§ **EXERCISE GOAL**
Look through the listing below for the line containing "Rebuild this chart". Copy it and each line after it up to and including the line containing "AXC = '#3c3c3c'", exactly, leaving out pictures.

==================================================

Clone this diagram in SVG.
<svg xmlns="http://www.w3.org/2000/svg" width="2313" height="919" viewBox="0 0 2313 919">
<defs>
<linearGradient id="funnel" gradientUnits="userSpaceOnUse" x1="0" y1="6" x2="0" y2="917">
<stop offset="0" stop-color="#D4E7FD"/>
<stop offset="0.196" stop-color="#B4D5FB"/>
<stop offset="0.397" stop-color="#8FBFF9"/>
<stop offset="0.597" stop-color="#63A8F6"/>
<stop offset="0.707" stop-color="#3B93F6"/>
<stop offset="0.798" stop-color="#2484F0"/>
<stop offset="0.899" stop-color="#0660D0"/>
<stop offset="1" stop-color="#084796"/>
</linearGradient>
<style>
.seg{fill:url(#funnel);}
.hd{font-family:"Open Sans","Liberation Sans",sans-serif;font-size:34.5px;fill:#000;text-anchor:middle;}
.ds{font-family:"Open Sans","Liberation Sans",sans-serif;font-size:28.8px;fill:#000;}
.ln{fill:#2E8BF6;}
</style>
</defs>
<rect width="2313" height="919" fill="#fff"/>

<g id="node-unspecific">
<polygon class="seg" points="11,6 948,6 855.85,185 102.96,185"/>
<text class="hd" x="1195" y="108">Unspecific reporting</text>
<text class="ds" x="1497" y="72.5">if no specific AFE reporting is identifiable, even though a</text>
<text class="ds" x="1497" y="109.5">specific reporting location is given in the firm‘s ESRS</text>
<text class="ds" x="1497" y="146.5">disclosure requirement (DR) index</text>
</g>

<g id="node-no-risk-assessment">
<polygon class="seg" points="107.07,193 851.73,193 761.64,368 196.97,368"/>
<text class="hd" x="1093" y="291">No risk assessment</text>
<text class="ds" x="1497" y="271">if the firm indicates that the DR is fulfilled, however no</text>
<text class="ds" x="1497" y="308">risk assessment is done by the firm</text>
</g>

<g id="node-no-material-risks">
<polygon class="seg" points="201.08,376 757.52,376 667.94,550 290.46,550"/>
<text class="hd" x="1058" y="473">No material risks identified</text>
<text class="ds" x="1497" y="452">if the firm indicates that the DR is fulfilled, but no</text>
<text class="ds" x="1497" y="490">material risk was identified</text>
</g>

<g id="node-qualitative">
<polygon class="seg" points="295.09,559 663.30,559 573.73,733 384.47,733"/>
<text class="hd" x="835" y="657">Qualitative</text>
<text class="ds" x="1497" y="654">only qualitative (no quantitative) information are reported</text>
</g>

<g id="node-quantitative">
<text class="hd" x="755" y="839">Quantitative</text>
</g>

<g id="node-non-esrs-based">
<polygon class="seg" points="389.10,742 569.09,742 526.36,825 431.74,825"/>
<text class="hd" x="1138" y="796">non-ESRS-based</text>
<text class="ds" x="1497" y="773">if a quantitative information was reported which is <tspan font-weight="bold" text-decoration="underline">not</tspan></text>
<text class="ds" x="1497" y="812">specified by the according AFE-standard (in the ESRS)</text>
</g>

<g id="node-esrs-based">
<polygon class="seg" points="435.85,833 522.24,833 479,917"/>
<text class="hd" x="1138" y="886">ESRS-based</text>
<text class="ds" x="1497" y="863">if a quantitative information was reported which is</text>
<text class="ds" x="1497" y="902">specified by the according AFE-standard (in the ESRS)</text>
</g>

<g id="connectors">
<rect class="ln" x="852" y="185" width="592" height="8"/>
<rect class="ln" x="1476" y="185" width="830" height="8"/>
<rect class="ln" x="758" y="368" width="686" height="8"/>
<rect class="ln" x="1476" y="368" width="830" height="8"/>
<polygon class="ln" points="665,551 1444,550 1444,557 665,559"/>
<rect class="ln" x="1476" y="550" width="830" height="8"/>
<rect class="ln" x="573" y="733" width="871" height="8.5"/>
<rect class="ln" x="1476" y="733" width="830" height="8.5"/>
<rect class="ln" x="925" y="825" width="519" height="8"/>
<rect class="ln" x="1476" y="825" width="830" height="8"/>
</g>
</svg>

==================================================

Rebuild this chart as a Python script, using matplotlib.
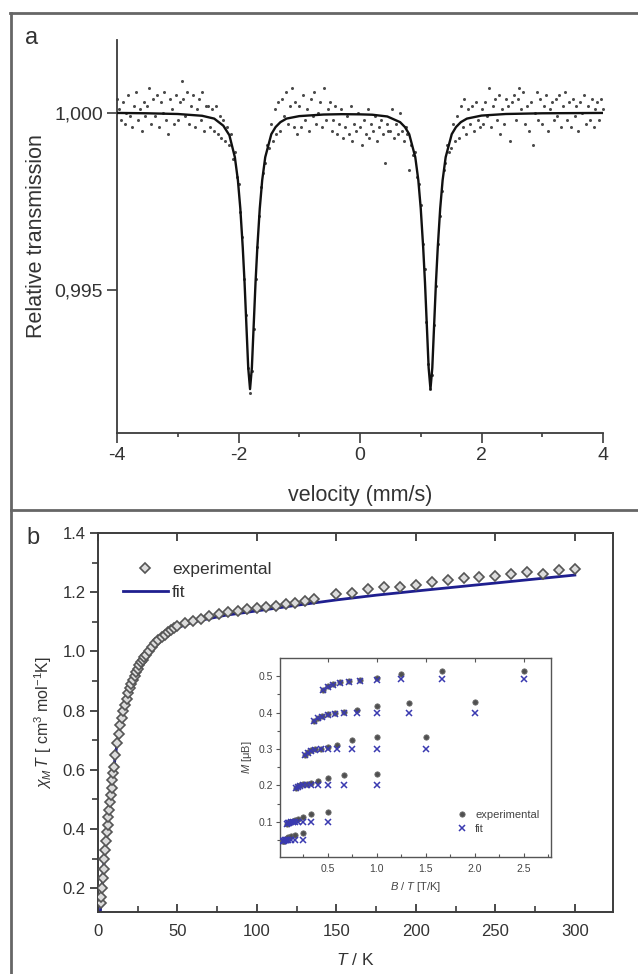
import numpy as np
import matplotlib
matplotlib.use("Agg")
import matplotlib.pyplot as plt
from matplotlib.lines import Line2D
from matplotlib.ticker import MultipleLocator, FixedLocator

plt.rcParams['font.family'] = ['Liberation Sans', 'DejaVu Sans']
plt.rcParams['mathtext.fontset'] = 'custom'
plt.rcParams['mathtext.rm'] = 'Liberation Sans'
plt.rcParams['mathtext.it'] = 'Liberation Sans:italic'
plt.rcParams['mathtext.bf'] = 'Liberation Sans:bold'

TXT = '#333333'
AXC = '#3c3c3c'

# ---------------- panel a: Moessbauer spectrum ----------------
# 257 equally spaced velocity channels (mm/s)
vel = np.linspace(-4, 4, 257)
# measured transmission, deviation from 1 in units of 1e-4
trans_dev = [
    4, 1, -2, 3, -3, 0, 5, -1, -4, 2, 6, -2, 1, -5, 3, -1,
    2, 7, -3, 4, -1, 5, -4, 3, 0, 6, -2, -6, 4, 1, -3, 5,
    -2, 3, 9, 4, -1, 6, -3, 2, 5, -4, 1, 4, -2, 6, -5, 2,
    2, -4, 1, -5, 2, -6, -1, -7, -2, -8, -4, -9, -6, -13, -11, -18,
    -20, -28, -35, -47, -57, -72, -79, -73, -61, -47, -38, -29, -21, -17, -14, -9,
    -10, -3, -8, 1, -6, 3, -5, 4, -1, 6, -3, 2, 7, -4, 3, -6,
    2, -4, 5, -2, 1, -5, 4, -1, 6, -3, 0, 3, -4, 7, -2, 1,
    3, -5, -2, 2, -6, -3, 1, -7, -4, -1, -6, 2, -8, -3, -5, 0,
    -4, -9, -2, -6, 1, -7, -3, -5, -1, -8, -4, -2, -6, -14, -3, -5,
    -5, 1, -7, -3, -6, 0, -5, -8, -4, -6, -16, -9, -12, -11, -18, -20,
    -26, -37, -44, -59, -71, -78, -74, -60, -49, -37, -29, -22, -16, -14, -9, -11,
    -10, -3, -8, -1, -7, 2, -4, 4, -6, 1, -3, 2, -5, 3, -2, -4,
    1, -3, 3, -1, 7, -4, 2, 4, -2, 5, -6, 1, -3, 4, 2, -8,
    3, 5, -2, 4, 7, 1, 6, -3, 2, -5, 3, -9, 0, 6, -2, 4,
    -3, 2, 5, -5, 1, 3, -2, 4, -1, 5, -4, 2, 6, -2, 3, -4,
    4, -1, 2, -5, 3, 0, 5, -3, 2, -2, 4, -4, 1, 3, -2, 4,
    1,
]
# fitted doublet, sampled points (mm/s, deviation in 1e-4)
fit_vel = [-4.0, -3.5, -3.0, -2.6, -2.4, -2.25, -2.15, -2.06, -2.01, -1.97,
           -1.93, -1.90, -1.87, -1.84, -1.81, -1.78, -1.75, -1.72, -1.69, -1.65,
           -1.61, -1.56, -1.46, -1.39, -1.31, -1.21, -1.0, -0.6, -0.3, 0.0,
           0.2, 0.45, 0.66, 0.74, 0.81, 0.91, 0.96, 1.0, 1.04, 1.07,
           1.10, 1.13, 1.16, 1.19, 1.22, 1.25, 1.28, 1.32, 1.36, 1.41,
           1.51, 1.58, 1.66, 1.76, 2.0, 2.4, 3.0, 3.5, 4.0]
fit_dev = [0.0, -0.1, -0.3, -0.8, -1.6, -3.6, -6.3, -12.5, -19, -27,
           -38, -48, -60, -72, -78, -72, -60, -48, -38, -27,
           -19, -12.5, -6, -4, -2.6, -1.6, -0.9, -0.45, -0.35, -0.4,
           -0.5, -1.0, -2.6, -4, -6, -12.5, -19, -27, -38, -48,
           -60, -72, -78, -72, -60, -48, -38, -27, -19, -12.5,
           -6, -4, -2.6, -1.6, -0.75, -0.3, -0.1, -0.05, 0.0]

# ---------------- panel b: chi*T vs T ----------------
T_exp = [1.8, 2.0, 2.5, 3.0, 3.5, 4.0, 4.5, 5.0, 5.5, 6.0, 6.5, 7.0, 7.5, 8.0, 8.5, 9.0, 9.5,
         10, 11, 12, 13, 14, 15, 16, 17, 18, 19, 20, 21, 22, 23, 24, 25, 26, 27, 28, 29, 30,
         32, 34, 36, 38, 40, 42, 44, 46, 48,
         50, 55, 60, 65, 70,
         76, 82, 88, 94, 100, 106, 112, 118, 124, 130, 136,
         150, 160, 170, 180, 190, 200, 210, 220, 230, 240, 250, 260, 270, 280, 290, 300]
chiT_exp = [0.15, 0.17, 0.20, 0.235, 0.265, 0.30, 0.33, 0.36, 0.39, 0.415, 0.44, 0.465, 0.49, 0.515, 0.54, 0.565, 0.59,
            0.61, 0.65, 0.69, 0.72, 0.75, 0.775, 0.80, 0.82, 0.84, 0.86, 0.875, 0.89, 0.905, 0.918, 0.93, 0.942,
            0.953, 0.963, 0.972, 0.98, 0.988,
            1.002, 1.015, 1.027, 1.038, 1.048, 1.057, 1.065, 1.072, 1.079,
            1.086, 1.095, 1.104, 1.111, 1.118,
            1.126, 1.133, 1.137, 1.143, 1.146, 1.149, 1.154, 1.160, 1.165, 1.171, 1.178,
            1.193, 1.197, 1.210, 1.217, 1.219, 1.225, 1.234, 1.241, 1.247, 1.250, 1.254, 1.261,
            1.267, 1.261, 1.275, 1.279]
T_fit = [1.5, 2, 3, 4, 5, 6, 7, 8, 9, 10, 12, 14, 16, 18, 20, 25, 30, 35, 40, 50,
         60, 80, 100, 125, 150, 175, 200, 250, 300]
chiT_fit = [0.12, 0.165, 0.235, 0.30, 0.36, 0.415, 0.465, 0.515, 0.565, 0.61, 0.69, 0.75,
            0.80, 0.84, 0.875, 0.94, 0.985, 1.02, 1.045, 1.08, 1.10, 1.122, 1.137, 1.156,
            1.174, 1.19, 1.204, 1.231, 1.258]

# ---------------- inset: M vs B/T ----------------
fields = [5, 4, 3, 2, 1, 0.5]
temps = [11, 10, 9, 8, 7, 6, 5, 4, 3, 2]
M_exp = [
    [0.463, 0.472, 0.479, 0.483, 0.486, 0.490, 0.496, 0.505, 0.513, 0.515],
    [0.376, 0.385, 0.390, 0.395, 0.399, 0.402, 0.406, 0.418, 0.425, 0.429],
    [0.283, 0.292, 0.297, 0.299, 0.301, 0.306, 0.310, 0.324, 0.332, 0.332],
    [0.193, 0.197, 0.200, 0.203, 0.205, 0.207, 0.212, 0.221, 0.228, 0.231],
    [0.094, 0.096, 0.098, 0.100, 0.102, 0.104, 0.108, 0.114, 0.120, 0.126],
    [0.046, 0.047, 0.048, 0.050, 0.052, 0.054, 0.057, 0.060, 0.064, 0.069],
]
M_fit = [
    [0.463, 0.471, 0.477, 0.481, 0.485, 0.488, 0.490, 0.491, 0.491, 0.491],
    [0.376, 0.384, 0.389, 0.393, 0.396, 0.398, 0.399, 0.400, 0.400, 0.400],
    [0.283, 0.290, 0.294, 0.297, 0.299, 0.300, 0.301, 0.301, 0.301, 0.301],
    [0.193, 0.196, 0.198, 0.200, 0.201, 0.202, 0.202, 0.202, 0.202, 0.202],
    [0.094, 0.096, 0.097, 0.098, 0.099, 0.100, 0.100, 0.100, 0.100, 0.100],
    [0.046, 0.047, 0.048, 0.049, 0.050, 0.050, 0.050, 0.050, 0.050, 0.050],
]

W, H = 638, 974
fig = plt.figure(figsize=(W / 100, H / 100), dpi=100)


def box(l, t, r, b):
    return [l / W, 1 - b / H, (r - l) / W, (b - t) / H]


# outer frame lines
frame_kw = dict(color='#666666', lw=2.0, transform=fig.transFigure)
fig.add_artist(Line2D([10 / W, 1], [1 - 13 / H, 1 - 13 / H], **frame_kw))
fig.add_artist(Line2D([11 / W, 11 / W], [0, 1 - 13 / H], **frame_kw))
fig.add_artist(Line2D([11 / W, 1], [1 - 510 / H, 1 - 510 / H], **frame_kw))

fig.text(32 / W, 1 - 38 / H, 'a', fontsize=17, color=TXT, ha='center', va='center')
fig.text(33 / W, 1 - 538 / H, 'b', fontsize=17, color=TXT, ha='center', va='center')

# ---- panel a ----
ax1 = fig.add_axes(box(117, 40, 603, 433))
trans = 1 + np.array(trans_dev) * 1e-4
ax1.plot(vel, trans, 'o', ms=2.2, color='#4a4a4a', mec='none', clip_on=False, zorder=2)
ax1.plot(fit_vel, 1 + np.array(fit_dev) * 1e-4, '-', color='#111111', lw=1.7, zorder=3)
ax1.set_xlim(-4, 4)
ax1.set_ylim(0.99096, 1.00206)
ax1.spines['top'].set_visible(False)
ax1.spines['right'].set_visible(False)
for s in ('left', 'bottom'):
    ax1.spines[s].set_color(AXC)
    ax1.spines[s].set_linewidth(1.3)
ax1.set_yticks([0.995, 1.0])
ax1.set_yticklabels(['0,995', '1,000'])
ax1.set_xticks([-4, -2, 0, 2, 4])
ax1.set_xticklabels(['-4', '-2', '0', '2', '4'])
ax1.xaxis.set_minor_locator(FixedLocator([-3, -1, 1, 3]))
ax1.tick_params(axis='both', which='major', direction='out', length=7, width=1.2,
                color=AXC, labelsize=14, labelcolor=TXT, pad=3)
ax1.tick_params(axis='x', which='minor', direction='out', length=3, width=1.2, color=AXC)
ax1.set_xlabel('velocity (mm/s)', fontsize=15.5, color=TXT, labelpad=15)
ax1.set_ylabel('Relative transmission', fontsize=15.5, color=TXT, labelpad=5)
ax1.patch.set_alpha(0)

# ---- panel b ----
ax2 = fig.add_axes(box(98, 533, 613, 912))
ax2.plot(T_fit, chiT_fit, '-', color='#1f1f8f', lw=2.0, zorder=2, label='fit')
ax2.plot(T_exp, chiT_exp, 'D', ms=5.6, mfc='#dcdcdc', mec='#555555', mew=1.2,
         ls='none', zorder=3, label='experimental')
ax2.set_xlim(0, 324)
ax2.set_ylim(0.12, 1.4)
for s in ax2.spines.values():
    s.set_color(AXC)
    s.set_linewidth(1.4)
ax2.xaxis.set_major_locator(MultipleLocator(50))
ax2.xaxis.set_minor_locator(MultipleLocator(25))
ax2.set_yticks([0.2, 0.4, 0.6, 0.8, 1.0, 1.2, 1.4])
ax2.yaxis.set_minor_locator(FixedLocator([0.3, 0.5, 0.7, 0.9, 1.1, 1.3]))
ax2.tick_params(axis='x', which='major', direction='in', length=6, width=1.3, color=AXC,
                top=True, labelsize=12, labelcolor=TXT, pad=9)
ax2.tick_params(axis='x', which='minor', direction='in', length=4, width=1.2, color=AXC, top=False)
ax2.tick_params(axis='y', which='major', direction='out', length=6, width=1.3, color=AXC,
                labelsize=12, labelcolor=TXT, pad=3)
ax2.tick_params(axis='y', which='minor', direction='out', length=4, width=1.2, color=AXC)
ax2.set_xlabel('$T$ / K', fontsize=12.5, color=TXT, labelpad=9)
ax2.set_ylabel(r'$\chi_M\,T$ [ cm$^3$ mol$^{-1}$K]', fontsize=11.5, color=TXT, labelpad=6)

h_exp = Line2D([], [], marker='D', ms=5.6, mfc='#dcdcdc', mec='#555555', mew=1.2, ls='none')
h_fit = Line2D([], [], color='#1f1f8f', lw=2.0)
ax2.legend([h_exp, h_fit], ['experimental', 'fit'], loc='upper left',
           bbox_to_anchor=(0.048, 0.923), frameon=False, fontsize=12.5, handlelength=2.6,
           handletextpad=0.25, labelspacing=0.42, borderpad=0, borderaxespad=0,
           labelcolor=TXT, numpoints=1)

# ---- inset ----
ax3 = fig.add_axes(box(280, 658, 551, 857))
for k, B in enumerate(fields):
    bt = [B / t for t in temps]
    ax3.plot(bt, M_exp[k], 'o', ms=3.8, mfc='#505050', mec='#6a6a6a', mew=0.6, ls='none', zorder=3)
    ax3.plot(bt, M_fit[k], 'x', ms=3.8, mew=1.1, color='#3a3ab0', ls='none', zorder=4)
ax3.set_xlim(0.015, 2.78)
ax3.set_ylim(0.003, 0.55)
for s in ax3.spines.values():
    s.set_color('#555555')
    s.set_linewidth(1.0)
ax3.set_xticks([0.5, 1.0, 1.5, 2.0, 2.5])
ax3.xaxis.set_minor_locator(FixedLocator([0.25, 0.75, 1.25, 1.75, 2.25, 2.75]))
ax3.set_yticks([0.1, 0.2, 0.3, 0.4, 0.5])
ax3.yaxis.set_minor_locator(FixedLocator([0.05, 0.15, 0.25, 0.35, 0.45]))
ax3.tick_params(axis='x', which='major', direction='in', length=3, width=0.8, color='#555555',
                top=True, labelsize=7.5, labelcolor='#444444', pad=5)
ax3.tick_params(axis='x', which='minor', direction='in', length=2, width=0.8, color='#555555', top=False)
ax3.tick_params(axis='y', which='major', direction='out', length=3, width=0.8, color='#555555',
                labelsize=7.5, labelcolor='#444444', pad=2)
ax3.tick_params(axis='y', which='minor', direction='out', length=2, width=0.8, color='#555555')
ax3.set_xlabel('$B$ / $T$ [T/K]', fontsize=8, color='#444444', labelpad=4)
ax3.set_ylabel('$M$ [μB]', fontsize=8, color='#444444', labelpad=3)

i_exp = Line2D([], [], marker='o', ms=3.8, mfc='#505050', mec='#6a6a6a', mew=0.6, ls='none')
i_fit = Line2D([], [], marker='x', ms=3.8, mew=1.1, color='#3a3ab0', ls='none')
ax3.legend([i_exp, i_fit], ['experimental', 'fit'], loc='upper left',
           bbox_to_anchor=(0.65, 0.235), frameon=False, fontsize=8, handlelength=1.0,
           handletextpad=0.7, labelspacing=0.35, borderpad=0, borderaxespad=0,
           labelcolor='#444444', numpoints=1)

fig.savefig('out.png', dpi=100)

==================================================

§ **RESPONSE BELOW**
Rebuild this chart as a Python script, using matplotlib.
import numpy as np
import matplotlib
matplotlib.use("Agg")
import matplotlib.pyplot as plt
from matplotlib.lines import Line2D
from matplotlib.ticker import MultipleLocator, FixedLocator

plt.rcParams['font.family'] = ['Liberation Sans', 'DejaVu Sans']
plt.rcParams['mathtext.fontset'] = 'custom'
plt.rcParams['mathtext.rm'] = 'Liberation Sans'
plt.rcParams['mathtext.it'] = 'Liberation Sans:italic'
plt.rcParams['mathtext.bf'] = 'Liberation Sans:bold'

TXT = '#333333'
AXC = '#3c3c3c'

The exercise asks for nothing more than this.